The Crisis in Pro Baseball and Japan’s Lost Decade: The Curious Resilience of Heisei Japan by Paul E. DunscombAndrew Gordon
MN 79:2 (2024) pp. 316–18
Exactly two decades ago, major league baseball in Japan (Nippon Professional Baseball, or NPB) faced an unprecedented crisis. Burdened by unsustainable financial losses, owners who ordinarily were happy to take those as tax write-offs proposed eliminating one or more money-losing teams. Watanabe Tsuneo, the mighty president of the Yomiuri (newspaper) Corporation and its Yomiuri Giants franchise, led this drive to slim down the league and gain an even more dominant position.
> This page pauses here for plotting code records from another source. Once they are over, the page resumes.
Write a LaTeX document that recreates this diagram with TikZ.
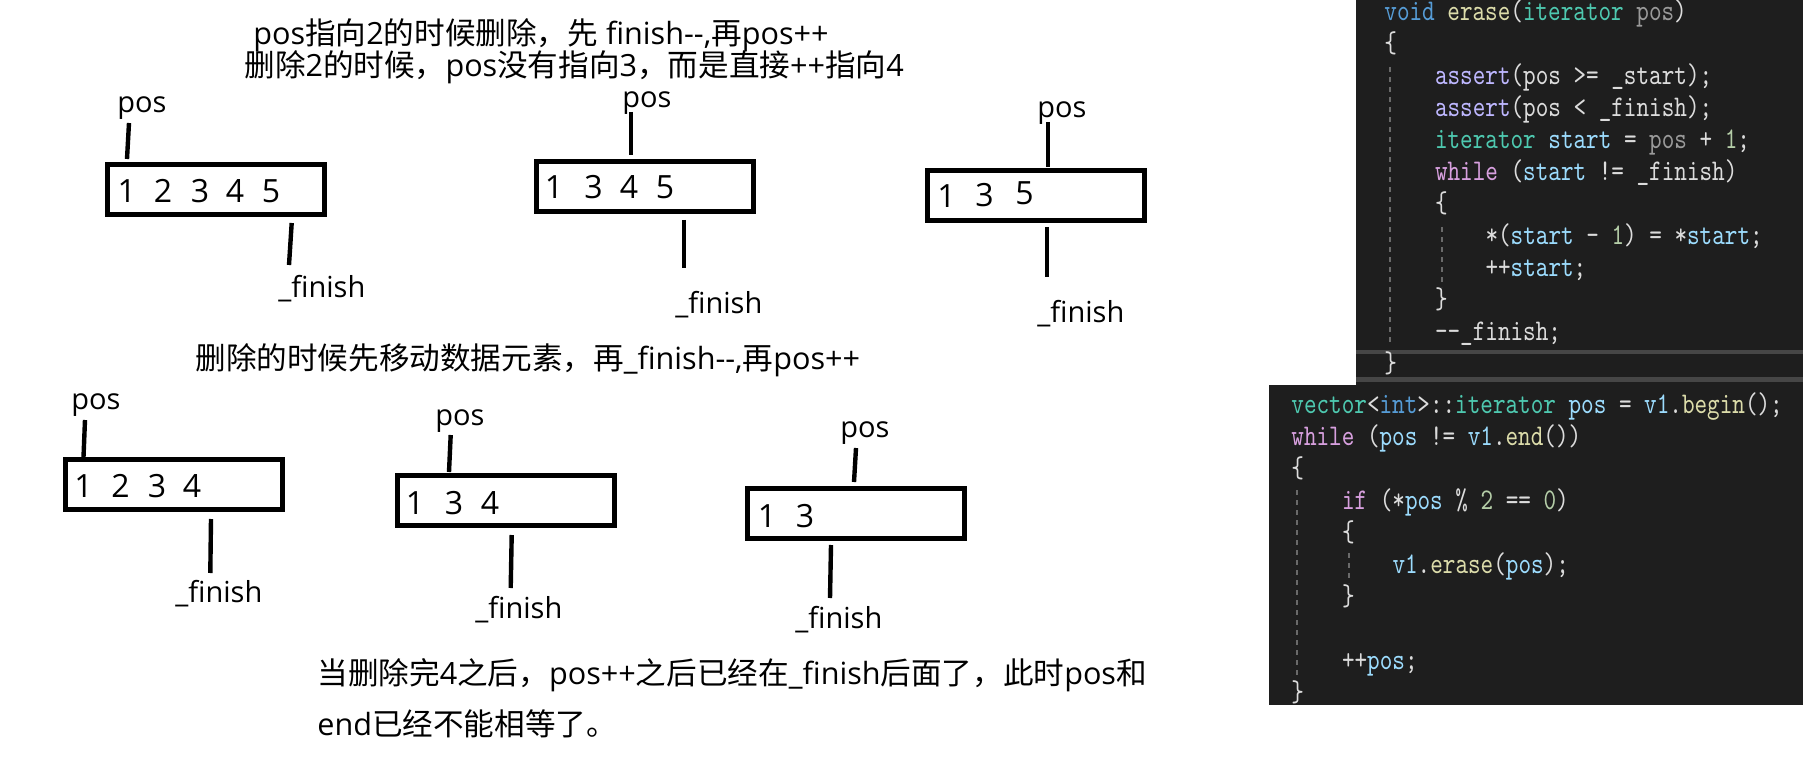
\documentclass[tikz,border=0pt]{standalone}
\usepackage{fontspec}
\setmainfont{Open Sans}
\newfontfamily\cjk{Noto Sans CJK SC}
\newfontfamily\codefont[FakeStretch=0.80]{lmmono10-regular.otf}
\definecolor{codebg}{HTML}{1E1E1E}
\definecolor{kw}{HTML}{569CD6}
\definecolor{fn}{HTML}{DCDCAA}
\definecolor{ty}{HTML}{4EC9B0}
\definecolor{par}{HTML}{9A9A9A}
\definecolor{dft}{HTML}{DCDCDC}
\definecolor{var}{HTML}{9CDCFE}
\definecolor{mac}{HTML}{BEB7FF}
\definecolor{ctl}{HTML}{D8A0DF}
\definecolor{num}{HTML}{B5CEA8}
\definecolor{bandcol}{HTML}{464646}
\definecolor{guidecol}{HTML}{6A6A6A}
\newcommand\C[2]{\textcolor{#1}{#2}}
\tikzset{
  box/.style={draw, line width=2.5pt, minimum width=108.5pt, minimum height=25pt, inner sep=0pt},
  ptr/.style={line width=2.2pt},
  lab/.style={inner sep=0pt, anchor=base west, font=\fontsize{14.5}{17}\selectfont},
  txt/.style={inner sep=0pt, anchor=base west, font=\fontsize{15.3}{18}\selectfont},
  dig/.style={inner sep=0pt, anchor=base, font=\fontsize{16}{19}\selectfont},
  code/.style={inner sep=0pt, anchor=base west, font=\codefont\fontsize{15}{18}\selectfont, text=dft},
  iguide/.style={draw=guidecol, line width=1pt, dash pattern=on 2.5pt off 2.5pt}
}
\begin{document}
\begin{tikzpicture}[x=0.5pt,y=-0.5pt]
\useasboundingbox (0,0) rectangle (1803,759);
\fill[white] (0,0) rectangle (1803,759);

% ---------- titles ----------
\node[txt] (t1) at (253,45) {pos{\cjk 指向}2{\cjk 的时候删除，先} finish-{}-,{\cjk 再}pos++};
\node[txt] (t2) at (244,77) {{\cjk 删除}2{\cjk 的时候，}pos{\cjk 没有指向}3{\cjk ，而是直接}++{\cjk 指向}4};
\node[txt] (t3) at (195,369) {{\cjk 删除的时候先移动数据元素，再}\_finish-{}-,{\cjk 再}pos++};
\node[txt] (t4) at (317,684) {{\cjk 当删除完}4{\cjk 之后，}pos++{\cjk 之后已经在}\_finish{\cjk 后面了，此时}pos{\cjk 和}};
\node[txt] (t5) at (317,735) {end{\cjk 已经不能相等了。}};

% ---------- boxes ----------
\node[box] (b1) at (216,189.5) {};
\node[box] (b2) at (644.5,186.5) {};
\node[box] (b3) at (1035.5,195.5) {};
\node[box] (b4) at (173.5,484.5) {};
\node[box] (b5) at (505.5,500.5) {};
\node[box] (b6) at (856,513.5) {};

% ---------- digits ----------
\node[dig] (d11) at (126.7,202.7) {1};
\node[dig] (d12) at (163,202.7) {2};
\node[dig] (d13) at (200,202.7) {3};
\node[dig] (d14) at (235,202.7) {4};
\node[dig] (d15) at (271,202.7) {5};
\node[dig] (d21) at (554,198.3) {1};
\node[dig] (d22) at (593.5,198.3) {3};
\node[dig] (d23) at (629,198.3) {4};
\node[dig] (d24) at (665,198.3) {5};
\node[dig] (d31) at (946.5,208) {1};
\node[dig] (d32) at (984.5,206.7) {3};
\node[dig] (d33) at (1024.5,204.3) {5};
\node[dig] (d41) at (83.5,497.3) {1};
\node[dig] (d42) at (120.5,497.3) {2};
\node[dig] (d43) at (157,497.3) {3};
\node[dig] (d44) at (192,497.3) {4};
\node[dig] (d51) at (415,514) {1};
\node[dig] (d52) at (454,514) {3};
\node[dig] (d53) at (490,514) {4};
\node[dig] (d61) at (767,527.3) {1};
\node[dig] (d62) at (805,527.3) {3};

% ---------- labels ----------
\node[lab] (pos1) at (117,113) {pos};
\node[lab] (pos2) at (622,108) {pos};
\node[lab] (pos3) at (1037,118) {pos};
\node[lab] (pos4) at (71,409) {pos};
\node[lab] (pos5) at (435,425) {pos};
\node[lab] (pos6) at (840,437) {pos};
\node[lab] (fin1) at (278,298) {\_finish};
\node[lab] (fin2) at (675,313) {\_finish};
\node[lab] (fin3) at (1037,322) {\_finish};
\node[lab] (fin4) at (175,602) {\_finish};
\node[lab] (fin5) at (475,618) {\_finish};
\node[lab] (fin6) at (795,628) {\_finish};

% ---------- pointer lines ----------
\coordinate (p1a) at (129,123);   \coordinate (p1b) at (127,159);
\coordinate (p2a) at (631,112);   \coordinate (p2b) at (631,155);
\coordinate (p3a) at (1048,122);  \coordinate (p3b) at (1048,167);
\coordinate (p4a) at (85,420);    \coordinate (p4b) at (83.5,457);
\coordinate (p5a) at (450.7,435); \coordinate (p5b) at (449,472);
\coordinate (p6a) at (856,448);   \coordinate (p6b) at (854,482);
\coordinate (f1a) at (291.7,223); \coordinate (f1b) at (289,265);
\coordinate (f2a) at (684,220);   \coordinate (f2b) at (684,268);
\coordinate (f3a) at (1047,227);  \coordinate (f3b) at (1047,277);
\coordinate (f4a) at (211,519);   \coordinate (f4b) at (210.3,573);
\coordinate (f5a) at (511.7,535); \coordinate (f5b) at (510.7,588);
\coordinate (f6a) at (831,545);   \coordinate (f6b) at (830,598);
\foreach \a/\b in {p1a/p1b,p2a/p2b,p3a/p3b,p4a/p4b,p5a/p5b,p6a/p6b,f1a/f1b,f2a/f2b,f3a/f3b,f4a/f4b,f5a/f5b,f6a/f6b}
  \draw[ptr] (\a) -- (\b);

% ---------- code panel 1 ----------
\fill[codebg] (1356,0) rectangle (1803,385);
\fill[bandcol] (1356,350) rectangle (1803,354);
\fill[bandcol] (1356,377) rectangle (1803,382);
\draw[iguide] (1390,67) -- (1390,343);
\draw[iguide] (1442,227) -- (1442,287);
\node[code] (a0) at (1384,20.7) {\C{kw}{void} \C{fn}{erase}(\C{ty}{iterator} \C{par}{pos})};
\node[code] (a1) at (1384,52.7) {\{};
\node[code] (a2) at (1434.6,84.7) {\C{mac}{assert}(pos >= \_start);};
\node[code] (a3) at (1434.6,116.7) {\C{mac}{assert}(pos < \_finish);};
\node[code] (a4) at (1434.6,148.7) {\C{ty}{iterator} \C{var}{start} = \C{par}{pos} + \C{num}{1};};
\node[code] (a5) at (1434.6,180.7) {\C{ctl}{while} (\C{var}{start} != \_finish)};
\node[code] (a6) at (1434.6,212.7) {\{};
\node[code] (a7) at (1485.1,244.7) {*(\C{var}{start} - \C{num}{1}) = *\C{var}{start};};
\node[code] (a8) at (1485.1,276.7) {++\C{var}{start};};
\node[code] (a9) at (1434.6,308.7) {\}};
\node[code] (a10) at (1434.6,340.7) {-{}-\_finish;};
\node[code] (a11) at (1384,372.7) {\}};

% ---------- code panel 2 ----------
\fill[codebg] (1269,385) rectangle (1803,705);
\begin{scope}
\clip (1269,385) rectangle (1803,705);
\draw[iguide] (1297,490) -- (1297,677);
\draw[iguide] (1349,553) -- (1349,583);
\node[code] (e0) at (1291,413.3) {\C{ty}{vector}<\C{kw}{int}>::\C{ty}{iterator} \C{var}{pos} = \C{var}{v1}.\C{fn}{begin}();};
\node[code] (e1) at (1291,445.3) {\C{ctl}{while} (\C{var}{pos} != \C{var}{v1}.\C{fn}{end}())};
\node[code] (e2) at (1291,477.3) {\{};
\node[code] (e3) at (1341.6,509.3) {\C{ctl}{if} (*\C{var}{pos} \% \C{num}{2} == \C{num}{0})};
\node[code] (e4) at (1341.6,541.3) {\{};
\node[code] (e5) at (1392.1,573.3) {\C{var}{v1}.\C{fn}{erase}(\C{var}{pos});};
\node[code] (e6) at (1341.6,605.3) {\}};
\node[code] (e8) at (1341.6,669.3) {++\C{var}{pos};};
\node[code] (e9) at (1291,701.3) {\}};
\end{scope}
\end{tikzpicture}
\end{document}
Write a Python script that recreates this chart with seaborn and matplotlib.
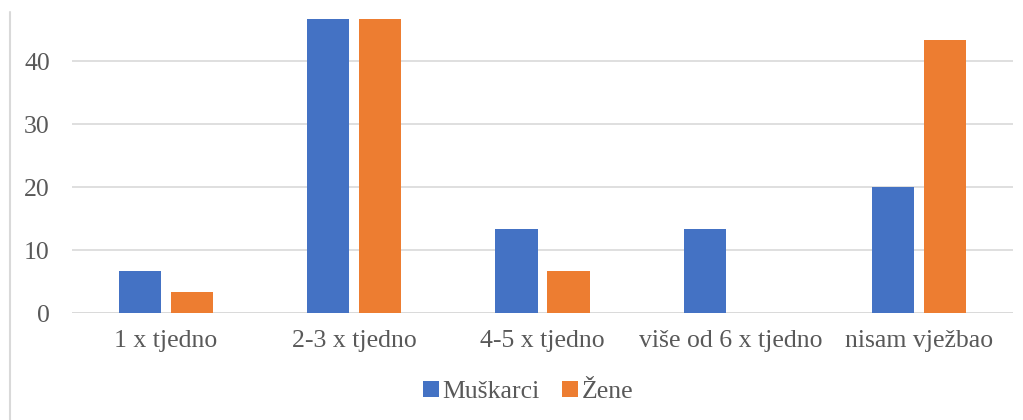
import numpy as np
import pandas as pd
import matplotlib.pyplot as plt
import seaborn as sns
from matplotlib.lines import Line2D

kategorije = ['1 x tjedno', '2-3 x tjedno', '4-5 x tjedno', 'više od 6 x tjedno', 'nisam vježbao']
muskarci = [6.67, 46.67, 13.33, 13.33, 20.0]
zene = [3.33, 46.67, 6.67, 0.0, 43.33]
serije = ['Muškarci', 'Žene']
boje = ['#4472C4', '#ED7D31']

data = pd.DataFrame({
    'kategorija': kategorije * 2,
    'spol': [serije[0]] * len(kategorije) + [serije[1]] * len(kategorije),
    'postotak': muskarci + zene,
})

sns.set_style('white')
plt.rcParams['font.family'] = 'serif'
plt.rcParams['font.serif'] = ['Liberation Serif', 'Times New Roman', 'DejaVu Serif']

fig = plt.figure(figsize=(10.23, 4.2), dpi=100)
ax = fig.add_axes([72 / 1023, 107 / 420, 941 / 1023, 296 / 420])

sns.barplot(data=data, x='kategorija', y='postotak', hue='spol', order=kategorije,
            hue_order=serije, palette=boje, saturation=1, width=0.553, gap=0.19,
            edgecolor='none', ax=ax)

ax.set_ylim(0, 47)
ax.set_xlim(-0.5, len(kategorije) - 0.5)
ax.set_yticks([0, 10, 20, 30, 40])
ax.yaxis.grid(True, color='#d9d9d9', linewidth=1.2)
ax.set_axisbelow(True)
for s in ax.spines.values():
    s.set_visible(False)
ax.axhline(0, color='#d9d9d9', linewidth=1.2, zorder=0)
ax.set_xlabel('')
ax.set_ylabel('')
ax.tick_params(axis='x', length=0, pad=12, labelsize=18.5, labelcolor='#595959')
ax.tick_params(axis='y', length=0, pad=16, labelsize=18.5, labelcolor='#595959')

handles, labels = ax.get_legend_handles_labels()
ax.legend(handles, labels, loc='center', bbox_to_anchor=(528 / 1023, 28 / 420),
          bbox_transform=fig.transFigure, ncol=2, frameon=False, fontsize=18.5,
          handlelength=0.62, handleheight=0.62, handletextpad=0.12, columnspacing=0.9,
          labelcolor='#595959')

fig.add_artist(Line2D([10 / 1023, 10 / 1023], [0, 408 / 420], color='#d9d9d9',
                      linewidth=1.5, transform=fig.transFigure))

fig.savefig('out.png', dpi=100)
But for once this kingpin of the establishment in Japanese media and politics, as well as baseball, failed to bully his rivals into submission. Normally apolitical fans—or fans who hardly saw support for baseball as a political act—organized mass petition drives to prevent beloved teams from dissolving or relocating to other cities. Faced with job losses and buoyed by fan support, the normally compliant players’ union went on strike for the first time ever during the season’s critical final month. Billionaire founders of new online businesses (Softbank, Rakuten) stepped in to take over teams in existing or new home cities. By the end of 2004, although the Kintetsu Buffalo fans failed to keep their beloved team afloat, NPB had the same number of teams as before the season began.